Language matters in communicating. Politicians are masters at it. Most these days avoid saying "Global Warming" in favor of "Climate Change." Others say it isn't an estate tax, but the death tax, to shape perceptions.

The late, great George Carlin once did a whole riff on how politicians speak in doubletalk.

One area where we think it's high time we use language better is with what's happening to the demographics of America. We are growing older, which is better, and more accurate, than saying we're aging.

First, the facts are unarguable: according to the Census Bureau, the median age in the U.S. has increased from 32.8 in 1990 to 37.9 in 2016 and should be north of 40 by 2030. Thanks to the demographic tsunami known as Baby Boomers, those 76 million born between 1946 and 1964, the median age of America is increasing.

“Saying that we’re aging is like saying we’re breathing.”

Yet we're pretty sure that whether the Boomers showed up or not, everyone alive today in America is actually "aging." It's the wrong term to use. First, it's a process that begins the instant you're born and continues unabated until your last breath. Saying that we're aging is like saying we're breathing.

What's worse is that "aging" comes almost exclusively with negative connotations: crumbling, declining, waning, decaying, fading. Sure, you can add modern feel good modifiers like "healthy aging," "successful aging," and "positive aging," but that's putting lipstick on a pig. Other than a bottle of wine, who looks forward to aging?

One more point: the "aging industrial complex" (our term) in America, which came into existence with Medicare back in the 1960s, has been focused on how to solve the "problems of aging," as if it's a disease that can be cured. Watch the evening news on network TV and you'll see commercials presenting problems/solutions for aging to older adults watching at home. Every spot is about a wonder drug that solves some issue related to aging — usually presented in a way that depicts older consumers as barely clinging to life without a pill replete with gross side effects. Ugh.

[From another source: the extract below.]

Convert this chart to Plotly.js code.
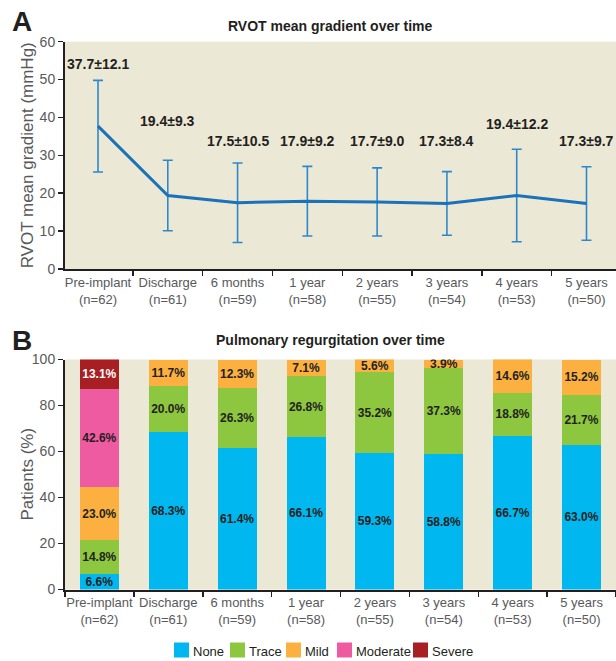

Here's the deal. Boomers don't see this next stage of life as dealing with the problems of aging, but pursuing the promise of a longer life. They are optimistic. Still dreaming. Still vital.

So let's stop talking about "aging Boomers" or even our "aging society." Instead, let's use "older Boomers," and talk about America as "growing older." It's clearly more accurate. Plus, growing is a positive term. And older is simply a relative term. For example, since the day I was born I have had an "older" brother. Doesn't matter his age. He's simply older than me. And he will be until the end.

It's frustrating to see names like the Department of Aging and Rehabilitative Services used in some states, or the U.S. Administration on Aging, and even the Aging Society of America. There are countless other organizations who are not in synch with the mindsets of the generation about to transform growing older in America.

In an America with Boomers over age 65, being older will be seen as cool. Like a 68-year-old rock legend named Springsteen selling out Broadway. I dare you to write a review of his show and refer to him as "aging Bruce Springsteen."